* PROVIDED DATA

┌────────

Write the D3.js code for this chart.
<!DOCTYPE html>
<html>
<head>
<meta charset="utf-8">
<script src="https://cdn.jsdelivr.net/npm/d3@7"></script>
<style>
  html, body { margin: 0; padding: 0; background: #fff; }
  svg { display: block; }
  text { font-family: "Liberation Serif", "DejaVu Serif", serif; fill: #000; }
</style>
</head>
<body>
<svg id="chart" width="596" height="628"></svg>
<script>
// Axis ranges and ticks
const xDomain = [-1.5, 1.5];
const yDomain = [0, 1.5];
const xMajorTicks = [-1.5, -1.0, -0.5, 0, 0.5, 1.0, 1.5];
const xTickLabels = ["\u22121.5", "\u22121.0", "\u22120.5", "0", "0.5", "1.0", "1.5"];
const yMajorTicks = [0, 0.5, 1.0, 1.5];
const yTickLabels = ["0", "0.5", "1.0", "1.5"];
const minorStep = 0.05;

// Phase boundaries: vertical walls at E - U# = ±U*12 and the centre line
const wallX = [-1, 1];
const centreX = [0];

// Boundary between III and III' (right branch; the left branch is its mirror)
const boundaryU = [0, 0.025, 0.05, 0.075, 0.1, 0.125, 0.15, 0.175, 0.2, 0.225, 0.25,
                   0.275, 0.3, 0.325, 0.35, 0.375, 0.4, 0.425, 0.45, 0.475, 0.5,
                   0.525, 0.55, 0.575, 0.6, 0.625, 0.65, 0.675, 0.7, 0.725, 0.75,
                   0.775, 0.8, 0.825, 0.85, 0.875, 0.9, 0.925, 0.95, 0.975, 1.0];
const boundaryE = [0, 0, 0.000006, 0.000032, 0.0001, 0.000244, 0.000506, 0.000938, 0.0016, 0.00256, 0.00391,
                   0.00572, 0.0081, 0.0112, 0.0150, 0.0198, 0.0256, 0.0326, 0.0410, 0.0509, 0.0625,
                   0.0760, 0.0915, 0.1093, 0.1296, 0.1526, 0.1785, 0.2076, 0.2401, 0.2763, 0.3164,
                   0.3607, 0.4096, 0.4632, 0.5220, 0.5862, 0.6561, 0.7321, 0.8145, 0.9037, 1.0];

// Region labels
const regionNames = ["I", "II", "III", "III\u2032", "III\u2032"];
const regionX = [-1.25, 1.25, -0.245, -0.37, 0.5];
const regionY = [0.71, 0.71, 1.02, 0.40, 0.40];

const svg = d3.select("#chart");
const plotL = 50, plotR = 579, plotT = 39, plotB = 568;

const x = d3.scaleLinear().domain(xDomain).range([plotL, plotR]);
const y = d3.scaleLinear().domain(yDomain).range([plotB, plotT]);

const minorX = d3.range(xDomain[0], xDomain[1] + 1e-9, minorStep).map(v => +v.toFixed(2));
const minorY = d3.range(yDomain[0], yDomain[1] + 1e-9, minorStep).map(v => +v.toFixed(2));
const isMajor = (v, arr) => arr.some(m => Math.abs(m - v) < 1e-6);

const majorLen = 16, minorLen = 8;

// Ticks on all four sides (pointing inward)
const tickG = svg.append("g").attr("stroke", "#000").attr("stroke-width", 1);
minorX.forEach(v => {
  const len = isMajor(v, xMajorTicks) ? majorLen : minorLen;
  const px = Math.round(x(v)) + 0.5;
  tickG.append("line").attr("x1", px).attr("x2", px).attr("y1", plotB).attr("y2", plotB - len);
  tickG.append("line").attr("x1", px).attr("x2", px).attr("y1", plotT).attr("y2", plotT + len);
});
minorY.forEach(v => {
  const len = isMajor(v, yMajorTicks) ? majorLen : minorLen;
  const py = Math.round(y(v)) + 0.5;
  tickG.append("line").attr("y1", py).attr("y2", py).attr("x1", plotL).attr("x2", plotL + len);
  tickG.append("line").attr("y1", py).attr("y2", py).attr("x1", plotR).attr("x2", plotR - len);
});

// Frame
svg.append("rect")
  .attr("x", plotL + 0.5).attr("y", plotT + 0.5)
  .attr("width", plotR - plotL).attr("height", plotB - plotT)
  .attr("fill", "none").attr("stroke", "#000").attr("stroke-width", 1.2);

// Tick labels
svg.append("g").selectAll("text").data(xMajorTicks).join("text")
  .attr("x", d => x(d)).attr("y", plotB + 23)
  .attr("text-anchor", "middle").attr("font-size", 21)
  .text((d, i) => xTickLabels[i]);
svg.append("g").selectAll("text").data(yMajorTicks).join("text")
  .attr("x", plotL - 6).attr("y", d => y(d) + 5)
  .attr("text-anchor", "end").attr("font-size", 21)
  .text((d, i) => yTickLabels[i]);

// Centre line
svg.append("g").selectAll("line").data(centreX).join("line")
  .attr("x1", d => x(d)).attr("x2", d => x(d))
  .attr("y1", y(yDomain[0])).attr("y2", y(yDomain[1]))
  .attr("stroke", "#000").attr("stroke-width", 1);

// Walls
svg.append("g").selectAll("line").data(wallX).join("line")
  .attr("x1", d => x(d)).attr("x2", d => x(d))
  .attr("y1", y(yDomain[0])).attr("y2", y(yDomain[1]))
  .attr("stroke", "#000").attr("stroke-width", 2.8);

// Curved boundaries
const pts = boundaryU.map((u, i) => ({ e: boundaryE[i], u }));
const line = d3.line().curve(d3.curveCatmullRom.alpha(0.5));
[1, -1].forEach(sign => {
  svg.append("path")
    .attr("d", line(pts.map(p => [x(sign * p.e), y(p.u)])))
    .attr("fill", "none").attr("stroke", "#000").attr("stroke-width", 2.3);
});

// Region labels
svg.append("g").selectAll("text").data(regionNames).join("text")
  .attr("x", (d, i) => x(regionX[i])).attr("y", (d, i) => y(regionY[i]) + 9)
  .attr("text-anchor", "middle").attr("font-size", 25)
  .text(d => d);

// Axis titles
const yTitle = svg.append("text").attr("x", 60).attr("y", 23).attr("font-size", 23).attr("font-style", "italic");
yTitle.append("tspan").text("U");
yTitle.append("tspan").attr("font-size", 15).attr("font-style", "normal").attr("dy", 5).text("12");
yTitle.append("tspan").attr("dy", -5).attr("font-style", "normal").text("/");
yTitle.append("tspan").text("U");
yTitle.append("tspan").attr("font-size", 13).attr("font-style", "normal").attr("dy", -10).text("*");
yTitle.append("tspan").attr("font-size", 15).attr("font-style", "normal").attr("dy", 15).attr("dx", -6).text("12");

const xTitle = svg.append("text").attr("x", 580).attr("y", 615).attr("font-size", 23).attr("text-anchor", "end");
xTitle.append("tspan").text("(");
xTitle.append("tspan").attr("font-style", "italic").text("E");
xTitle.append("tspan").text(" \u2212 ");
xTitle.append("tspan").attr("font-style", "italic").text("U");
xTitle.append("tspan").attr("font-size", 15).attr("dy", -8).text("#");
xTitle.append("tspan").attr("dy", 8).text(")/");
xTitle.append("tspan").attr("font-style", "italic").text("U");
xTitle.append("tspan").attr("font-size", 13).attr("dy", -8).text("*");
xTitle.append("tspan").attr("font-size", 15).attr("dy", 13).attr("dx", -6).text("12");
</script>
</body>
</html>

└────────

Each line of the material should be echoed exactly.

Write the D3.js code for this chart.
<!DOCTYPE html>
<html>
<head>
<meta charset="utf-8">
<script src="https://cdn.jsdelivr.net/npm/d3@7"></script>
<style>
  html, body { margin: 0; padding: 0; background: #fff; }
  svg { display: block; }
  text { font-family: "Liberation Serif", "DejaVu Serif", serif; fill: #000; }
</style>
</head>
<body>
<svg id="chart" width="596" height="628"></svg>
<script>
// Axis ranges and ticks
const xDomain = [-1.5, 1.5];
const yDomain = [0, 1.5];
const xMajorTicks = [-1.5, -1.0, -0.5, 0, 0.5, 1.0, 1.5];
const xTickLabels = ["\u22121.5", "\u22121.0", "\u22120.5", "0", "0.5", "1.0", "1.5"];
const yMajorTicks = [0, 0.5, 1.0, 1.5];
const yTickLabels = ["0", "0.5", "1.0", "1.5"];
const minorStep = 0.05;

// Phase boundaries: vertical walls at E - U# = ±U*12 and the centre line
const wallX = [-1, 1];
const centreX = [0];

// Boundary between III and III' (right branch; the left branch is its mirror)
const boundaryU = [0, 0.025, 0.05, 0.075, 0.1, 0.125, 0.15, 0.175, 0.2, 0.225, 0.25,
                   0.275, 0.3, 0.325, 0.35, 0.375, 0.4, 0.425, 0.45, 0.475, 0.5,
                   0.525, 0.55, 0.575, 0.6, 0.625, 0.65, 0.675, 0.7, 0.725, 0.75,
                   0.775, 0.8, 0.825, 0.85, 0.875, 0.9, 0.925, 0.95, 0.975, 1.0];
const boundaryE = [0, 0, 0.000006, 0.000032, 0.0001, 0.000244, 0.000506, 0.000938, 0.0016, 0.00256, 0.00391,
                   0.00572, 0.0081, 0.0112, 0.0150, 0.0198, 0.0256, 0.0326, 0.0410, 0.0509, 0.0625,
                   0.0760, 0.0915, 0.1093, 0.1296, 0.1526, 0.1785, 0.2076, 0.2401, 0.2763, 0.3164,
                   0.3607, 0.4096, 0.4632, 0.5220, 0.5862, 0.6561, 0.7321, 0.8145, 0.9037, 1.0];

// Region labels
const regionNames = ["I", "II", "III", "III\u2032", "III\u2032"];
const regionX = [-1.25, 1.25, -0.245, -0.37, 0.5];
const regionY = [0.71, 0.71, 1.02, 0.40, 0.40];

const svg = d3.select("#chart");
const plotL = 50, plotR = 579, plotT = 39, plotB = 568;

const x = d3.scaleLinear().domain(xDomain).range([plotL, plotR]);
const y = d3.scaleLinear().domain(yDomain).range([plotB, plotT]);

const minorX = d3.range(xDomain[0], xDomain[1] + 1e-9, minorStep).map(v => +v.toFixed(2));
const minorY = d3.range(yDomain[0], yDomain[1] + 1e-9, minorStep).map(v => +v.toFixed(2));
const isMajor = (v, arr) => arr.some(m => Math.abs(m - v) < 1e-6);

const majorLen = 16, minorLen = 8;

// Ticks on all four sides (pointing inward)
const tickG = svg.append("g").attr("stroke", "#000").attr("stroke-width", 1);
minorX.forEach(v => {
  const len = isMajor(v, xMajorTicks) ? majorLen : minorLen;
  const px = Math.round(x(v)) + 0.5;
  tickG.append("line").attr("x1", px).attr("x2", px).attr("y1", plotB).attr("y2", plotB - len);
  tickG.append("line").attr("x1", px).attr("x2", px).attr("y1", plotT).attr("y2", plotT + len);
});
minorY.forEach(v => {
  const len = isMajor(v, yMajorTicks) ? majorLen : minorLen;
  const py = Math.round(y(v)) + 0.5;
  tickG.append("line").attr("y1", py).attr("y2", py).attr("x1", plotL).attr("x2", plotL + len);
  tickG.append("line").attr("y1", py).attr("y2", py).attr("x1", plotR).attr("x2", plotR - len);
});

// Frame
svg.append("rect")
  .attr("x", plotL + 0.5).attr("y", plotT + 0.5)
  .attr("width", plotR - plotL).attr("height", plotB - plotT)
  .attr("fill", "none").attr("stroke", "#000").attr("stroke-width", 1.2);

// Tick labels
svg.append("g").selectAll("text").data(xMajorTicks).join("text")
  .attr("x", d => x(d)).attr("y", plotB + 23)
  .attr("text-anchor", "middle").attr("font-size", 21)
  .text((d, i) => xTickLabels[i]);
svg.append("g").selectAll("text").data(yMajorTicks).join("text")
  .attr("x", plotL - 6).attr("y", d => y(d) + 5)
  .attr("text-anchor", "end").attr("font-size", 21)
  .text((d, i) => yTickLabels[i]);

// Centre line
svg.append("g").selectAll("line").data(centreX).join("line")
  .attr("x1", d => x(d)).attr("x2", d => x(d))
  .attr("y1", y(yDomain[0])).attr("y2", y(yDomain[1]))
  .attr("stroke", "#000").attr("stroke-width", 1);

// Walls
svg.append("g").selectAll("line").data(wallX).join("line")
  .attr("x1", d => x(d)).attr("x2", d => x(d))
  .attr("y1", y(yDomain[0])).attr("y2", y(yDomain[1]))
  .attr("stroke", "#000").attr("stroke-width", 2.8);

// Curved boundaries
const pts = boundaryU.map((u, i) => ({ e: boundaryE[i], u }));
const line = d3.line().curve(d3.curveCatmullRom.alpha(0.5));
[1, -1].forEach(sign => {
  svg.append("path")
    .attr("d", line(pts.map(p => [x(sign * p.e), y(p.u)])))
    .attr("fill", "none").attr("stroke", "#000").attr("stroke-width", 2.3);
});

// Region labels
svg.append("g").selectAll("text").data(regionNames).join("text")
  .attr("x", (d, i) => x(regionX[i])).attr("y", (d, i) => y(regionY[i]) + 9)
  .attr("text-anchor", "middle").attr("font-size", 25)
  .text(d => d);

// Axis titles
const yTitle = svg.append("text").attr("x", 60).attr("y", 23).attr("font-size", 23).attr("font-style", "italic");
yTitle.append("tspan").text("U");
yTitle.append("tspan").attr("font-size", 15).attr("font-style", "normal").attr("dy", 5).text("12");
yTitle.append("tspan").attr("dy", -5).attr("font-style", "normal").text("/");
yTitle.append("tspan").text("U");
yTitle.append("tspan").attr("font-size", 13).attr("font-style", "normal").attr("dy", -10).text("*");
yTitle.append("tspan").attr("font-size", 15).attr("font-style", "normal").attr("dy", 15).attr("dx", -6).text("12");

const xTitle = svg.append("text").attr("x", 580).attr("y", 615).attr("font-size", 23).attr("text-anchor", "end");
xTitle.append("tspan").text("(");
xTitle.append("tspan").attr("font-style", "italic").text("E");
xTitle.append("tspan").text(" \u2212 ");
xTitle.append("tspan").attr("font-style", "italic").text("U");
xTitle.append("tspan").attr("font-size", 15).attr("dy", -8).text("#");
xTitle.append("tspan").attr("dy", 8).text(")/");
xTitle.append("tspan").attr("font-style", "italic").text("U");
xTitle.append("tspan").attr("font-size", 13).attr("dy", -8).text("*");
xTitle.append("tspan").attr("font-size", 15).attr("dy", 13).attr("dx", -6).text("12");
</script>
</body>
</html>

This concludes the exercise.